Daniuska González(*)
Cuando no tengo clases temprano, llego a la universidad a esa hora para tomar un café y salir a recorrerla. Además de disfrutar del silencio, ese tiempo me permite pensar en cómo transcurre nuestra vida -toda la vida, la de los estudiantes, los profesores y los empleados-, y en qué medida ese paisaje que emociona, mezcla de naturaleza y arte, la mayoría de las veces resulta atravesado negativamente por un hecho que nos cuesta aceptar porque depende únicamente de nosotros, de nuestras actitudes: la CONVIVENCIA.
Convivir origina diferentes y contrastantes niveles. Convivir es una ética y, al mismo tiempo, un acto de voluntad. Desde el estudiante que llega al salón de clases y no dice ni buenos días, hasta el colega con quien nos encontramos en la escalera, también en la mañana, y baja la cabeza para evitar el saludo. Pero, además, convivir se refiere a los carros a alta velocidad, por las vías de entrada y salida, o coleándose en la curva anterior al Edificio de Aulas; a quienes allí no ceden el paso cuando conducen; a los dueños de los vehículos estacionados por horas y horas mientras escuchan música en el reproductor y un estudiante espera por un puesto libre porque él entra a clases y sí tiene una razón para estar en la universidad, un derecho a estacionar. A quienes conversan por celular dentro de la biblioteca o en el salón de clases, igual profesores que estudiantes.

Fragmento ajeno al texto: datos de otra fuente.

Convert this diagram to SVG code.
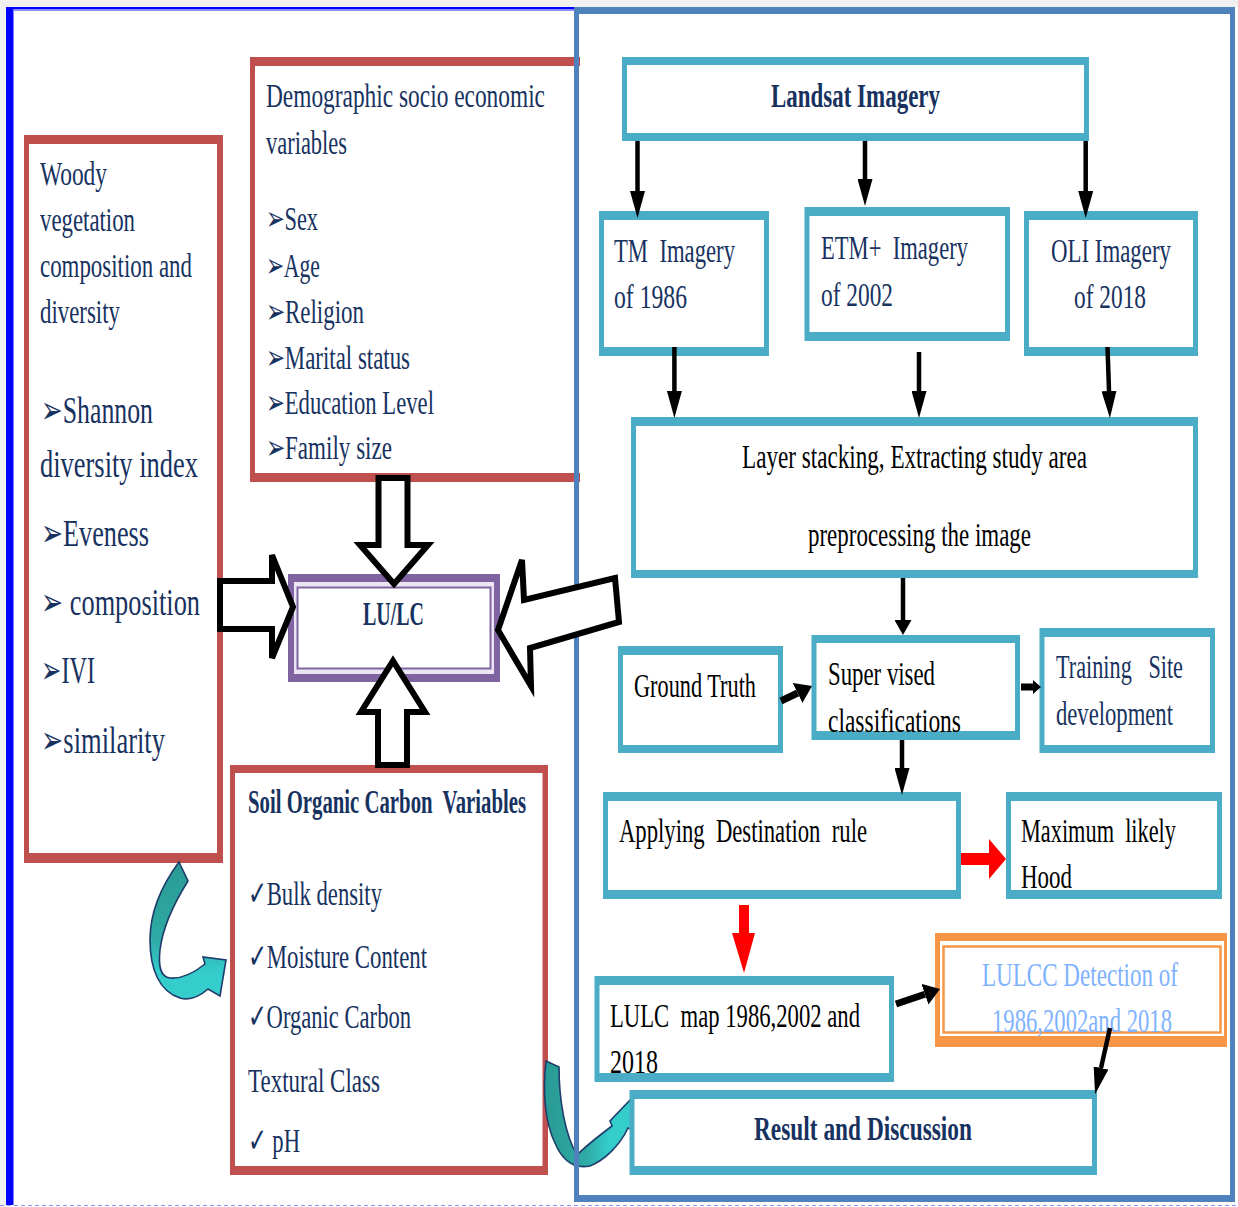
<svg xmlns="http://www.w3.org/2000/svg" width="1238" height="1207" viewBox="0 0 1238 1207">
<style>
.t{font-family:"Liberation Serif","Times New Roman",serif;font-size:34px;fill:#17325f;white-space:pre}
.k{fill:#000}
.b{font-weight:bold}
.lb{fill:#7fb2ff}
.it{font-size:38px}
.red{fill:#c0504d}
.teal{fill:#4bacc6}
.w{fill:#fff}
.blk{fill:#fff;stroke:#000;stroke-width:6;stroke-linejoin:miter}
.ln{stroke:#000;stroke-width:4.5;fill:none}
.lt{stroke:#000;stroke-width:7;fill:none}
.cur{stroke:#1f3d6b;stroke-width:1.6}
</style>
<defs>
<marker id="ah" viewBox="0 0 27 15" refX="0" refY="7.5" markerWidth="27" markerHeight="15" markerUnits="userSpaceOnUse" orient="auto"><path d="M0,0 L27,7.5 L0,15 Z" fill="#000"/></marker>
<marker id="ahS" viewBox="0 0 15 17" refX="0" refY="8.5" markerWidth="15" markerHeight="17" markerUnits="userSpaceOnUse" orient="auto"><path d="M0,0 L15,8.5 L0,17 Z" fill="#000"/></marker>
<marker id="ahT" viewBox="0 0 16 22" refX="0" refY="11" markerWidth="16" markerHeight="22" markerUnits="userSpaceOnUse" orient="auto"><path d="M0,0 L16,11 L0,22 Z" fill="#000"/></marker>
<linearGradient id="g1" x1="0" y1="0" x2="0" y2="1"><stop offset="0" stop-color="#2a9a94"/><stop offset="0.55" stop-color="#2ea9a3"/><stop offset="0.8" stop-color="#35cccc"/><stop offset="1" stop-color="#35cccc"/></linearGradient>
<linearGradient id="g2" x1="0" y1="0" x2="1" y2="0"><stop offset="0" stop-color="#2a9a94"/><stop offset="0.45" stop-color="#2ea9a3"/><stop offset="0.7" stop-color="#35cccc"/><stop offset="1" stop-color="#35cccc"/></linearGradient>
</defs>

<!-- background / frame -->
<rect x="0" y="0" width="1238" height="1207" fill="#fff"/>
<rect x="0" y="0" width="1238" height="7" fill="#f0f0f0"/>
<rect x="0" y="0" width="6" height="1207" fill="#f0f0f0"/>
<rect x="6" y="7" width="7.5" height="1198" fill="#0000ff"/>
<rect x="6" y="7" width="570" height="2.5" fill="#0000ff"/>
<rect x="13" y="9.5" width="563" height="1.5" fill="#9090ff"/>
<line x1="0" y1="1205.5" x2="1238" y2="1205.5" stroke="#8f8ff0" stroke-width="1.2" stroke-dasharray="4,3"/>

<!-- left panel nodes -->
<g id="woody">
<rect class="red" x="24" y="135" width="199" height="728"/>
<rect class="w" x="29" y="144" width="188" height="709"/>
<text class="t" x="40" y="185" textLength="67" lengthAdjust="spacingAndGlyphs">Woody</text>
<text class="t" x="40" y="231" textLength="95" lengthAdjust="spacingAndGlyphs">vegetation</text>
<text class="t" x="40" y="277" textLength="152" lengthAdjust="spacingAndGlyphs">composition and</text>
<text class="t" x="40" y="323" textLength="80" lengthAdjust="spacingAndGlyphs">diversity</text>
<text class="t it" x="41" y="423" textLength="112" lengthAdjust="spacingAndGlyphs">➢Shannon</text>
<text class="t it" x="40" y="477" textLength="158" lengthAdjust="spacingAndGlyphs">diversity index</text>
<text class="t it" x="41" y="546" textLength="108" lengthAdjust="spacingAndGlyphs">➢Eveness</text>
<text class="t it" x="41" y="615" textLength="159" lengthAdjust="spacingAndGlyphs">➢ composition</text>
<text class="t it" x="41" y="683" textLength="54" lengthAdjust="spacingAndGlyphs">➢IVI</text>
<text class="t it" x="41" y="753" textLength="124" lengthAdjust="spacingAndGlyphs">➢similarity</text>
</g>

<g id="demographic">
<rect class="red" x="250" y="57" width="330" height="425"/>
<rect class="w" x="255" y="66" width="325" height="407"/>
<text class="t" x="266" y="107" textLength="279" lengthAdjust="spacingAndGlyphs">Demographic socio economic</text>
<text class="t" x="266" y="154" textLength="81" lengthAdjust="spacingAndGlyphs">variables</text>
<text class="t" x="266" y="230" textLength="52" lengthAdjust="spacingAndGlyphs">➢Sex</text>
<text class="t" x="266" y="277" textLength="54" lengthAdjust="spacingAndGlyphs">➢Age</text>
<text class="t" x="266" y="323" textLength="98" lengthAdjust="spacingAndGlyphs">➢Religion</text>
<text class="t" x="266" y="369" textLength="144" lengthAdjust="spacingAndGlyphs">➢Marital status</text>
<text class="t" x="266" y="414" textLength="168" lengthAdjust="spacingAndGlyphs">➢Education Level</text>
<text class="t" x="266" y="459" textLength="126" lengthAdjust="spacingAndGlyphs">➢Family size</text>
</g>

<g id="soil">
<rect class="red" x="230" y="765" width="318" height="410"/>
<rect class="w" x="235" y="773" width="307.5" height="393"/>
<text class="t b" x="248" y="813" textLength="278" lengthAdjust="spacingAndGlyphs">Soil Organic Carbon  Variables</text>
<text class="t" x="248" y="905" textLength="134" lengthAdjust="spacingAndGlyphs">✓Bulk density</text>
<text class="t" x="248" y="968" textLength="179" lengthAdjust="spacingAndGlyphs">✓Moisture Content</text>
<text class="t" x="248" y="1028" textLength="163" lengthAdjust="spacingAndGlyphs">✓Organic Carbon</text>
<text class="t" x="248" y="1092" textLength="132" lengthAdjust="spacingAndGlyphs">Textural Class</text>
<text class="t" x="248" y="1152" textLength="52" lengthAdjust="spacingAndGlyphs">✓ pH</text>
</g>

<g id="lulc">
<rect x="288" y="574" width="212" height="108" fill="#8064a2"/>
<rect x="294" y="582" width="200" height="92" fill="#ece6f4"/>
<rect x="297.5" y="587.5" width="193" height="81" fill="#fff" stroke="#8064a2" stroke-width="2"/>
<text class="t b" x="363" y="625" textLength="61" lengthAdjust="spacingAndGlyphs">LU/LC</text>
</g>

<!-- curved teal arrows -->
<g id="curved-arrows">
<path class="cur" fill="url(#g1)" d="M179,862 L188,881 C176,900 163,925 160,950 C158,968 161,977 170,978 C182,979 195,972 205,964 L203,957 L226,960 L220,996 L208,989 C200,996 190,1001 180,998 C160,992 150,970 150,940 C150,910 162,885 179,862 Z"/>
<path class="cur" fill="url(#g2)" d="M546,1061 L559,1067 C559,1100 565,1135 577,1155 C587,1145 600,1135 612,1126 L610,1121 L632,1098 L636,1131 L628,1128 C620,1145 605,1160 590,1166 C575,1169 563,1162 555,1143 C546,1125 542,1095 546,1061 Z"/>
</g>

<!-- right panel frame -->
<g id="right-panel">
<path fill="#4f81bd" fill-rule="evenodd" d="M574,7 H1235 V1202 H574 Z M579,14 V1195 H1230 V14 Z"/>
</g>

<!-- right panel nodes -->
<g id="landsat">
<rect class="teal" x="622" y="57" width="467" height="84"/>
<rect class="w" x="627" y="65" width="457" height="68"/>
<text class="t b" x="771" y="107" textLength="169" lengthAdjust="spacingAndGlyphs">Landsat Imagery</text>
</g>
<g id="tm">
<rect class="teal" x="599" y="211" width="170" height="145"/>
<rect class="w" x="604" y="220" width="160" height="127"/>
<text class="t" x="614" y="262" textLength="121" lengthAdjust="spacingAndGlyphs">TM  Imagery</text>
<text class="t" x="614" y="308" textLength="73" lengthAdjust="spacingAndGlyphs">of 1986</text>
</g>
<g id="etm">
<rect class="teal" x="804.5" y="207" width="205.5" height="134"/>
<rect class="w" x="809.5" y="216" width="195.5" height="116"/>
<text class="t" x="821" y="259" textLength="147" lengthAdjust="spacingAndGlyphs">ETM+  Imagery</text>
<text class="t" x="821" y="306" textLength="72" lengthAdjust="spacingAndGlyphs">of 2002</text>
</g>
<g id="oli">
<rect class="teal" x="1024" y="211" width="174" height="145"/>
<rect class="w" x="1029" y="220" width="164" height="127"/>
<text class="t" transform="translate(1051,262) scale(0.7,1)" textLength="171.4" lengthAdjust="spacingAndGlyphs">OLI Imagery</text>
<text class="t" transform="translate(1074,308) scale(0.7,1)" textLength="102.9" lengthAdjust="spacingAndGlyphs">of 2018</text>
</g>
<g id="layer">
<rect class="teal" x="631" y="417" width="567" height="161"/>
<rect class="w" x="636" y="426" width="557" height="144"/>
<text class="t k" transform="translate(742,468) scale(0.7,1)" textLength="492.9" lengthAdjust="spacingAndGlyphs">Layer stacking, Extracting study area</text>
<text class="t k" x="808" y="546" textLength="223" lengthAdjust="spacingAndGlyphs">preprocessing the image</text>
</g>
<g id="ground-truth">
<rect class="teal" x="618" y="646" width="165" height="107"/>
<rect class="w" x="623" y="655" width="155" height="90"/>
<text class="t k" x="634" y="697" textLength="122" lengthAdjust="spacingAndGlyphs">Ground Truth</text>
</g>
<g id="supervised">
<rect class="teal" x="811.5" y="635" width="208.5" height="105"/>
<rect class="w" x="816.5" y="643" width="198.5" height="88"/>
<text class="t k" x="828" y="685" textLength="107" lengthAdjust="spacingAndGlyphs">Super vised</text>
<text class="t k" x="828" y="732" textLength="133" lengthAdjust="spacingAndGlyphs">classifications</text>
</g>
<g id="training">
<rect class="teal" x="1039.5" y="628" width="175.5" height="125"/>
<rect class="w" x="1044.5" y="637" width="165.5" height="108"/>
<text class="t" transform="translate(1056,678) scale(0.7,1)" textLength="181.4" lengthAdjust="spacingAndGlyphs">Training   Site</text>
<text class="t" transform="translate(1056,725) scale(0.7,1)" textLength="167.1" lengthAdjust="spacingAndGlyphs">development</text>
</g>
<g id="applying">
<rect class="teal" x="603" y="792" width="358" height="107"/>
<rect class="w" x="608" y="801" width="348" height="89"/>
<text class="t k" x="619" y="842" textLength="248" lengthAdjust="spacingAndGlyphs">Applying  Destination  rule</text>
</g>
<g id="maximum">
<rect class="teal" x="1006" y="792" width="216" height="107"/>
<rect class="w" x="1011" y="801" width="206" height="89"/>
<text class="t k" transform="translate(1021,842) scale(0.7,1)" textLength="221.4" lengthAdjust="spacingAndGlyphs">Maximum  likely</text>
<text class="t k" x="1021" y="888" textLength="51" lengthAdjust="spacingAndGlyphs">Hood</text>
</g>
<g id="lulc-map">
<rect class="teal" x="594.5" y="976" width="299.5" height="106"/>
<rect class="w" x="599.5" y="985" width="289.5" height="88"/>
<text class="t k" x="610" y="1027" textLength="250" lengthAdjust="spacingAndGlyphs">LULC  map 1986,2002 and</text>
<text class="t k" x="610" y="1073" textLength="48" lengthAdjust="spacingAndGlyphs">2018</text>
</g>
<g id="lulcc">
<rect x="935" y="933" width="292" height="114" fill="#f79646"/>
<rect class="w" x="940" y="941" width="284" height="95"/>
<rect x="943.5" y="946.5" width="277" height="86" fill="#fff" stroke="#f79646" stroke-width="2.5"/>
<text class="t lb" transform="translate(982,986) scale(0.7,1)" textLength="280" lengthAdjust="spacingAndGlyphs">LULCC Detection of</text>
<text class="t lb" transform="translate(992,1032) scale(0.7,1)" textLength="257.1" lengthAdjust="spacingAndGlyphs">1986,2002and 2018</text>
</g>
<g id="result">
<rect class="teal" x="629.5" y="1090" width="467.5" height="85"/>
<rect class="w" x="634.5" y="1099" width="457.5" height="67"/>
<text class="t b" x="754" y="1140" textLength="218" lengthAdjust="spacingAndGlyphs">Result and Discussion</text>
</g>

<!-- connectors -->
<g id="connectors">
<path class="ln" d="M637.5,141 V191" marker-end="url(#ah)"/>
<path class="ln" d="M865,141 V179" marker-end="url(#ah)"/>
<path class="ln" d="M1085.7,141 V191" marker-end="url(#ah)"/>
<path class="ln" d="M674.4,347 V391" marker-end="url(#ah)"/>
<path class="ln" d="M919,352 V391" marker-end="url(#ah)"/>
<path class="ln" d="M1107.5,347 L1109,391" marker-end="url(#ah)"/>
<path class="ln" d="M903,578 V620" marker-end="url(#ahS)"/>
<path class="ln" d="M902,740 V768" marker-end="url(#ah)"/>
<path class="lt" d="M781,701 L797.6,693" marker-end="url(#ahT)"/>
<polygon fill="#000" points="1021,683.5 1033,683.5 1033,680 1041,687 1033,694 1033,690.5 1021,690.5"/>
<polygon fill="#ff0000" points="961,853 989,853 989,839 1006,859 989,879 989,865 961,865"/>
<polygon fill="#ff0000" points="739,905 749,905 749,933 755,933 744,973 732,933 739,933"/>
<path class="lt" d="M896,1004 L924.9,994.2" marker-end="url(#ahT)"/>
<path class="ln" d="M1110,1028 L1101,1068" marker-end="url(#ah)"/>
<!-- block arrows into LU/LC -->
<polygon class="blk" points="378.5,478 407.5,478 407.5,545 428,545 394,584 360,545 378.5,545"/>
<polygon class="blk" points="378,765 407,765 407,712 425,712 393,661 361,712 378,712"/>
<polygon class="blk" points="220,581 272,581 272,555 293,607 272,658 272,629 220,629"/>
<polygon class="blk" points="498,630 522,560 524,600 615,578 619,622 530,648 531,686"/>
</g>
</svg>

Convivir pasa también por el ambiente adecuado en los departamentos, sin hacerle la vida imposible al prójimo (porque quizá estamos frustrados con nuestra propia vida y en alguien tenemos que desquitar la impotencia), y en los salones de clases, donde la competitividad anula el compañerismo y el trabajo en equipo. Convivir es hallar la calculadora, el celular, los lentes de otro estudiante y tratar de buscarlo, no por una recompensa sino porque place, porque hace sentir bien interiormente. Y no tratar al profesor como a un idiota a quien se le entrega como propio un trabajo plagiado de internet, y que, a su vez, el profesor no trate de animal al estudiante porque así, supone, se gana su respeto.
Convivir, asimismo, es utilizar un lenguaje que, perteneciendo a esta época y, sobre todo, a la edad del hablante, a sus intereses e inquietudes, respete códigos y espacios: si en casa se permiten groserías, la universidad no es el patio de la casa donde se gritan esas groserías.
En el trimestre pasado, caminaba hacia la biblioteca. Un grupo de estudiantes jugaba fútbol, cuando pasé entre ellos, uno de ellos decía palabras obscenas, le reclamé y me respondió: “yo hablo como quiera. Y debe pedirme como favor que no utilice ese tipo de palabras”. No, no como favor, porque eso forma parte de la convivencia, la cual comienza con el respeto al otro, con saber y ponderar espacios y caracteres, con hacer la vida más humana, más tranquila, mejor.
Mientras no suceda así, continuaré caminando con mi café en la mano, a las 8.00 de la mañana, y contemplando “bucólicamente” el paisaje de nuestra U.S.B., porque el que de verdad me gustaría ver, sentir, respirar, el paisaje humano, está aún oculto entre proyectos y tecnologías pero en un futuro que parece cada vez más lejano.